We have noted before the surprising fact that R L Dabney seems to have been some sort of hypothetical universalist, and so this section of his treatment of the Westminster Confession and the nature and extent of the Atonement is quite interesting:
Again, the Confession assets with most positive precision the penal substitution of Christ, the imputation of our guilt to him, his punitive sufferings and sacrifice therefore, and the imputation of this satisfaction to all believers for their justification. It holds fast to the truth of particular redemption. Yet it carefully avoids implying any limitation upon the infinite value and merit of Christ’s sacrifice. It carefully avoids confusing the two concepts of legal satisfaction for guilt with the consequent at-one-ment, or reconciliation, of the believing sinner. And it gives no countenance to the quid-pro-quo theory of expiation, which affects, with a mischievous over-refinement, to affix a commercial ratio between the sins of the elect and the one indivisible and infinite merit of the divine sacrifice.
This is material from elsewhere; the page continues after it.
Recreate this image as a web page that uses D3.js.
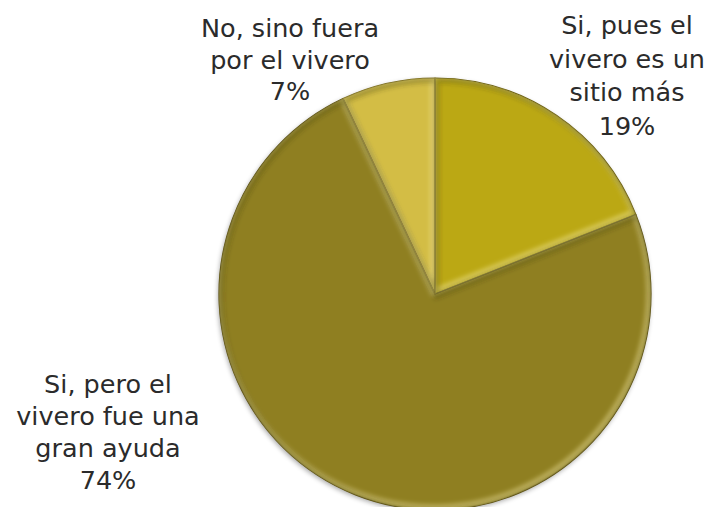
<!DOCTYPE html>
<html>
<head>
<meta charset="utf-8">
<script src="https://cdn.jsdelivr.net/npm/d3@7/dist/d3.min.js"></script>
<style>
  html, body { margin: 0; padding: 0; background: #ffffff; }
  svg { display: block; }
</style>
</head>
<body>
<svg id="chart" width="710" height="507"></svg>
<script>
// Survey answers, in drawing order (clockwise from 12 o'clock)
const categories = [
  "Si, pues el vivero es un sitio más",
  "Si, pero el vivero fue una gran ayuda",
  "No, sino fuera por el vivero"
];
const values = [19, 74, 7];
const labelLines = [
  ["Si, pues el", "vivero es un", "sitio más"],
  ["Si, pero el", "vivero fue una", "gran ayuda"],
  ["No, sino fuera", "por el vivero"]
];
const colors = ["#bba814", "#8f7f21", "#d3bd45"];
const edgeColors = ["#6f620c", "#5e5210", "#7d6d1c"];

const svg = d3.select("#chart");
const cx = 435, cy = 294, radius = 216;

const data = categories.map((c, i) => ({ category: c, value: values[i], i }));

const pie = d3.pie().value(d => d.value).sort(null);
const arc = d3.arc().innerRadius(0).outerRadius(radius);
const arcs = pie(data);

const defs = svg.append("defs");

// soft shadow under the pie
const shadow = defs.append("filter").attr("id", "shadow")
  .attr("x", "-10%").attr("y", "-10%").attr("width", "120%").attr("height", "120%");
shadow.append("feGaussianBlur").attr("in", "SourceAlpha").attr("stdDeviation", 2.5);
shadow.append("feOffset").attr("dx", -1).attr("dy", 2).attr("result", "off");
shadow.append("feComponentTransfer").append("feFuncA").attr("type", "linear").attr("slope", 0.35);

const soft = defs.append("filter").attr("id", "soft")
  .attr("x", "-10%").attr("y", "-10%").attr("width", "120%").attr("height", "120%");
soft.append("feGaussianBlur").attr("stdDeviation", 2.2);

arcs.forEach((a, k) => {
  defs.append("clipPath").attr("id", "clip" + k)
    .append("path").attr("d", arc(a)).attr("transform", `translate(${cx},${cy})`);
});

const g = svg.append("g").attr("transform", `translate(${cx},${cy})`);

// shadow layer
g.append("g").attr("filter", "url(#shadow)")
  .selectAll("path").data(arcs).join("path")
  .attr("d", arc).attr("fill", "#000");

// slice fills
g.selectAll("path.slice").data(arcs).join("path")
  .attr("class", "slice")
  .attr("d", arc)
  .attr("fill", d => colors[d.data.i]);

// bevel: a light inner rim and a darker lower rim, kept inside each slice
const bevel = svg.append("g");
arcs.forEach((a, k) => {
  const cg = bevel.append("g").attr("clip-path", `url(#clip${k})`);
  cg.append("path")
    .attr("transform", `translate(${cx - 1.5},${cy - 2})`)
    .attr("d", arc(a))
    .attr("fill", "none")
    .attr("stroke", "#fff6b0")
    .attr("stroke-opacity", 0.4)
    .attr("stroke-width", 7)
    .attr("filter", "url(#soft)");
  cg.append("path")
    .attr("transform", `translate(${cx + 1.5},${cy + 2})`)
    .attr("d", arc(a))
    .attr("fill", "none")
    .attr("stroke", "#3d3405")
    .attr("stroke-opacity", 0.3)
    .attr("stroke-width", 6)
    .attr("filter", "url(#soft)");
});

// thin slice outlines
g.append("g").selectAll("path").data(arcs).join("path")
  .attr("d", arc)
  .attr("fill", "none")
  .attr("stroke", d => edgeColors[d.data.i])
  .attr("stroke-width", 1.2)
  .attr("stroke-linejoin", "round");

// outside labels: category text lines followed by the percentage
const labelPos = [
  { x: 627, y: 34, lh: 33.5 },
  { x: 108, y: 393, lh: 32 },
  { x: 290, y: 37, lh: 31.5 }
];

arcs.forEach((a, k) => {
  const i = a.data.i;
  const lines = labelLines[i].concat([d3.format("d")(values[i]) + "%"]);
  const t = svg.append("text")
    .attr("x", labelPos[i].x)
    .attr("y", labelPos[i].y)
    .attr("text-anchor", "middle")
    .attr("font-family", "'DejaVu Sans', Verdana, sans-serif")
    .attr("font-size", 25.5)
    .attr("fill", "#2b2b2b");
  lines.forEach((ln, j) => {
    t.append("tspan")
      .attr("x", labelPos[i].x)
      .attr("dy", j === 0 ? 0 : labelPos[i].lh)
      .text(ln);
  });
});
</script>
</body>
</html>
~ The Westminster Confession and Creeds (Presbyterian Heritage Publications, 1983) p 13
I’m not sure that Dabney’s reading of the Confession is the most natural one, and it is certainly not the reading of the majority of the later Presbyterian tradition, yet it is a reading which Dr. Richard Muller supports.
One reply on “Dabney, The Westminster Confession, and the Extent of the Atonement”
Rubbing up against the Bible more artistically, like Dabney does, might leave one smelling of what more mathematical readers take as hypothetical universalism. But exulting with empathetic joy in the complete and thorough rejuvenation of the whole creation is, for my money, closer to the feel of what He’s telling us — even if technically it occurs for limited parts. The whole thing as a thing is made new!